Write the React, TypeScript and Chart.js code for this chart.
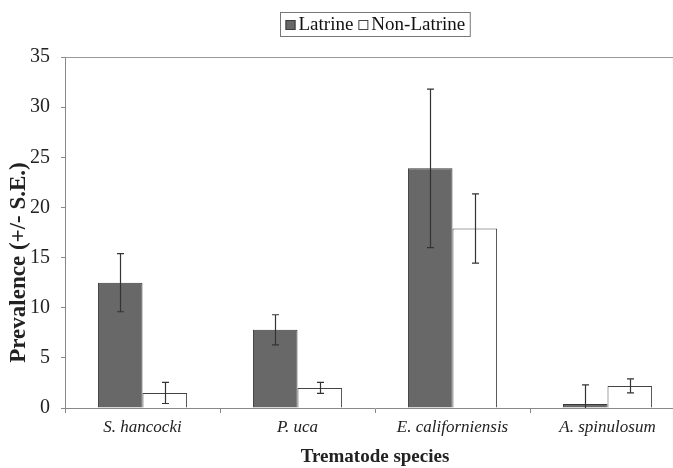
import React, { useEffect, useRef } from "react";
import { Chart, registerables } from "chart.js";

Chart.register(...registerables);

const categories = ["S. hancocki", "P. uca", "E. californiensis", "A. spinulosum"];
const seriesNames = ["Latrine", "Non-Latrine"];
const latrine = [12.5, 7.8, 23.9, 0.4];
const latrineSE = [2.9, 1.5, 7.9, 1.9];
const nonLatrine = [1.5, 2.0, 17.9, 2.2];
const nonLatrineSE = [1.05, 0.55, 3.45, 0.7];
const yMax = 35;
const yStep = 5;
const yTitle = "Prevalence (+/- S.E.)";
const xTitle = "Trematode species";

const SERIF = "'Liberation Serif', 'Times New Roman', serif";
const errors = [latrineSE, nonLatrineSE];
const fills = ["#686868", "#ffffff"];
const borders = ["#3a3a3a", "#444444"];

const errorBarPlugin = {
  id: "errorBars",
  afterDatasetsDraw(chart: any) {
    const { ctx, chartArea } = chart;
    const yScale = chart.scales.y;
    ctx.save();
    ctx.beginPath();
    ctx.rect(chartArea.left, chartArea.top - 2, chartArea.right - chartArea.left, chartArea.bottom - chartArea.top + 2);
    ctx.clip();
    ctx.strokeStyle = "#333";
    ctx.lineWidth = 1.2;
    chart.data.datasets.forEach((ds: any, i: number) => {
      const meta = chart.getDatasetMeta(i);
      meta.data.forEach((bar: any, j: number) => {
        const v = ds.data[j];
        const se = errors[i][j];
        const x = Math.round(bar.x) + 0.5;
        const yt = yScale.getPixelForValue(v + se);
        const yb = yScale.getPixelForValue(v - se);
        ctx.beginPath();
        ctx.moveTo(x, yt);
        ctx.lineTo(x, yb);
        ctx.moveTo(x - 3.5, yt);
        ctx.lineTo(x + 3.5, yt);
        ctx.moveTo(x - 3.5, yb);
        ctx.lineTo(x + 3.5, yb);
        ctx.stroke();
      });
    });
    ctx.restore();
  },
};

const framePlugin = {
  id: "frame",
  afterDraw(chart: any) {
    const { ctx, chartArea } = chart;
    ctx.save();
    const yTop = Math.round(chart.scales.y.getPixelForValue(yMax)) + 0.5;
    ctx.strokeStyle = "#999";
    ctx.lineWidth = 1;
    ctx.beginPath();
    ctx.moveTo(chartArea.left, yTop);
    ctx.lineTo(chartArea.right, yTop);
    ctx.stroke();

    // y-axis title
    ctx.save();
    ctx.font = `bold 23px ${SERIF}`;
    ctx.fillStyle = "#222";
    ctx.textAlign = "center";
    ctx.textBaseline = "alphabetic";
    ctx.translate(25, (chartArea.top + chartArea.bottom) / 2 + 30);
    ctx.rotate(-Math.PI / 2);
    ctx.fillText(yTitle, 0, 0);
    ctx.restore();

    // legend
    ctx.font = `19px ${SERIF}`;
    ctx.textBaseline = "middle";
    ctx.textAlign = "left";
    const box = 10;
    const gap = 3;
    const itemGap = 5;
    const pad = 5;
    const widths = seriesNames.map((n) => ctx.measureText(n).width);
    const total = pad * 2 + widths.reduce((a, w) => a + box + gap + w, 0) + itemGap;
    const cx = (chartArea.left + chartArea.right) / 2;
    const x = Math.round(cx - total / 2) + 0.5;
    const top = 12.5;
    const h = 24;
    ctx.strokeStyle = "#777";
    ctx.strokeRect(x, top, total, h);
    const cy = top + h / 2 + 0.5;
    let px = x + pad;
    seriesNames.forEach((n, i) => {
      ctx.fillStyle = fills[i];
      ctx.fillRect(px, Math.round(cy - box / 2), box, box);
      ctx.strokeStyle = borders[i];
      ctx.strokeRect(px + 0.5, Math.round(cy - box / 2) + 0.5, box - 1, box - 1);
      px += box + gap;
      ctx.fillStyle = "#111";
      ctx.fillText(n, px, cy);
      px += widths[i] + itemGap;
    });
    ctx.restore();
  },
};

export default function App() {
  const ref = useRef<HTMLCanvasElement>(null);
  useEffect(() => {
    if (!ref.current) return;
    const chart = new Chart(ref.current, {
      type: "bar",
      data: {
        labels: categories,
        datasets: [
          {
            label: seriesNames[0],
            data: latrine,
            backgroundColor: fills[0],
            borderColor: borders[0],
            borderWidth: 1,
          },
          {
            label: seriesNames[1],
            data: nonLatrine,
            backgroundColor: fills[1],
            borderColor: borders[1],
            borderWidth: 1,
          },
        ],
      },
      options: {
        responsive: false,
        animation: false,
        layout: { padding: { top: 57, right: 15, left: 0, bottom: 0 } },
        datasets: { bar: { barPercentage: 1, categoryPercentage: 0.575 } },
        plugins: { legend: { display: false }, tooltip: { enabled: false } },
        scales: {
          x: {
            offset: true,
            afterFit: (s: any) => {
              s.height = 60;
            },
            grid: { offset: true, drawOnChartArea: false, tickLength: 5, color: "#888" },
            border: { color: "#888" },
            ticks: {
              color: "#222",
              font: { family: SERIF, size: 17, style: "italic" },
              padding: 4,
            },
            title: {
              display: true,
              text: xTitle,
              color: "#222",
              font: { family: SERIF, size: 19, weight: "bold" },
              padding: { top: 2, bottom: 0 },
            },
          },
          y: {
            min: 0,
            max: yMax,
            afterFit: (s: any) => {
              s.width = 65;
            },
            grid: { drawOnChartArea: false, tickLength: 4, color: "#888" },
            border: { color: "#888" },
            ticks: {
              stepSize: yStep,
              color: "#222",
              font: { family: SERIF, size: 20 },
              padding: 11,
            },
          },
        },
      },
      plugins: [errorBarPlugin, framePlugin],
    });
    return () => chart.destroy();
  }, []);
  return (
    <div style={{ position: "fixed", left: 0, top: 0, width: 673, height: 468, overflow: "hidden", background: "#fff" }}>
      <canvas ref={ref} width={700} height={468} style={{ width: 700, height: 468, display: "block" }} />
    </div>
  );
}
■ ■ ■ ■
**PROBLEM TO WORK ON:**
Make an exact copy of the data above, pictures excluded.

**RESPONSE:**
Write the React, TypeScript and Chart.js code for this chart.
import React, { useEffect, useRef } from "react";
import { Chart, registerables } from "chart.js";

Chart.register(...registerables);

const categories = ["S. hancocki", "P. uca", "E. californiensis", "A. spinulosum"];
const seriesNames = ["Latrine", "Non-Latrine"];
const latrine = [12.5, 7.8, 23.9, 0.4];
const latrineSE = [2.9, 1.5, 7.9, 1.9];
const nonLatrine = [1.5, 2.0, 17.9, 2.2];
const nonLatrineSE = [1.05, 0.55, 3.45, 0.7];
const yMax = 35;
const yStep = 5;
const yTitle = "Prevalence (+/- S.E.)";
const xTitle = "Trematode species";

const SERIF = "'Liberation Serif', 'Times New Roman', serif";
const errors = [latrineSE, nonLatrineSE];
const fills = ["#686868", "#ffffff"];
const borders = ["#3a3a3a", "#444444"];

const errorBarPlugin = {
  id: "errorBars",
  afterDatasetsDraw(chart: any) {
    const { ctx, chartArea } = chart;
    const yScale = chart.scales.y;
    ctx.save();
    ctx.beginPath();
    ctx.rect(chartArea.left, chartArea.top - 2, chartArea.right - chartArea.left, chartArea.bottom - chartArea.top + 2);
    ctx.clip();
    ctx.strokeStyle = "#333";
    ctx.lineWidth = 1.2;
    chart.data.datasets.forEach((ds: any, i: number) => {
      const meta = chart.getDatasetMeta(i);
      meta.data.forEach((bar: any, j: number) => {
        const v = ds.data[j];
        const se = errors[i][j];
        const x = Math.round(bar.x) + 0.5;
        const yt = yScale.getPixelForValue(v + se);
        const yb = yScale.getPixelForValue(v - se);
        ctx.beginPath();
        ctx.moveTo(x, yt);
        ctx.lineTo(x, yb);
        ctx.moveTo(x - 3.5, yt);
        ctx.lineTo(x + 3.5, yt);
        ctx.moveTo(x - 3.5, yb);
        ctx.lineTo(x + 3.5, yb);
        ctx.stroke();
      });
    });
    ctx.restore();
  },
};

const framePlugin = {
  id: "frame",
  afterDraw(chart: any) {
    const { ctx, chartArea } = chart;
    ctx.save();
    const yTop = Math.round(chart.scales.y.getPixelForValue(yMax)) + 0.5;
    ctx.strokeStyle = "#999";
    ctx.lineWidth = 1;
    ctx.beginPath();
    ctx.moveTo(chartArea.left, yTop);
    ctx.lineTo(chartArea.right, yTop);
    ctx.stroke();

    // y-axis title
    ctx.save();
    ctx.font = `bold 23px ${SERIF}`;
    ctx.fillStyle = "#222";
    ctx.textAlign = "center";
    ctx.textBaseline = "alphabetic";
    ctx.translate(25, (chartArea.top + chartArea.bottom) / 2 + 30);
    ctx.rotate(-Math.PI / 2);
    ctx.fillText(yTitle, 0, 0);
    ctx.restore();

    // legend
    ctx.font = `19px ${SERIF}`;
    ctx.textBaseline = "middle";
    ctx.textAlign = "left";
    const box = 10;
    const gap = 3;
    const itemGap = 5;
    const pad = 5;
    const widths = seriesNames.map((n) => ctx.measureText(n).width);
    const total = pad * 2 + widths.reduce((a, w) => a + box + gap + w, 0) + itemGap;
    const cx = (chartArea.left + chartArea.right) / 2;
    const x = Math.round(cx - total / 2) + 0.5;
    const top = 12.5;
    const h = 24;
    ctx.strokeStyle = "#777";
    ctx.strokeRect(x, top, total, h);
    const cy = top + h / 2 + 0.5;
    let px = x + pad;
    seriesNames.forEach((n, i) => {
      ctx.fillStyle = fills[i];
      ctx.fillRect(px, Math.round(cy - box / 2), box, box);
      ctx.strokeStyle = borders[i];
      ctx.strokeRect(px + 0.5, Math.round(cy - box / 2) + 0.5, box - 1, box - 1);
      px += box + gap;
      ctx.fillStyle = "#111";
      ctx.fillText(n, px, cy);
      px += widths[i] + itemGap;
    });
    ctx.restore();
  },
};

export default function App() {
  const ref = useRef<HTMLCanvasElement>(null);
  useEffect(() => {
    if (!ref.current) return;
    const chart = new Chart(ref.current, {
      type: "bar",
      data: {
        labels: categories,
        datasets: [
          {
            label: seriesNames[0],
            data: latrine,
            backgroundColor: fills[0],
            borderColor: borders[0],
            borderWidth: 1,
          },
          {
            label: seriesNames[1],
            data: nonLatrine,
            backgroundColor: fills[1],
            borderColor: borders[1],
            borderWidth: 1,
          },
        ],
      },
      options: {
        responsive: false,
        animation: false,
        layout: { padding: { top: 57, right: 15, left: 0, bottom: 0 } },
        datasets: { bar: { barPercentage: 1, categoryPercentage: 0.575 } },
        plugins: { legend: { display: false }, tooltip: { enabled: false } },
        scales: {
          x: {
            offset: true,
            afterFit: (s: any) => {
              s.height = 60;
            },
            grid: { offset: true, drawOnChartArea: false, tickLength: 5, color: "#888" },
            border: { color: "#888" },
            ticks: {
              color: "#222",
              font: { family: SERIF, size: 17, style: "italic" },
              padding: 4,
            },
            title: {
              display: true,
              text: xTitle,
              color: "#222",
              font: { family: SERIF, size: 19, weight: "bold" },
              padding: { top: 2, bottom: 0 },
            },
          },
          y: {
            min: 0,
            max: yMax,
            afterFit: (s: any) => {
              s.width = 65;
            },
            grid: { drawOnChartArea: false, tickLength: 4, color: "#888" },
            border: { color: "#888" },
            ticks: {
              stepSize: yStep,
              color: "#222",
              font: { family: SERIF, size: 20 },
              padding: 11,
            },
          },
        },
      },
      plugins: [errorBarPlugin, framePlugin],
    });
    return () => chart.destroy();
  }, []);
  return (
    <div style={{ position: "fixed", left: 0, top: 0, width: 673, height: 468, overflow: "hidden", background: "#fff" }}>
      <canvas ref={ref} width={700} height={468} style={{ width: 700, height: 468, display: "block" }} />
    </div>
  );
}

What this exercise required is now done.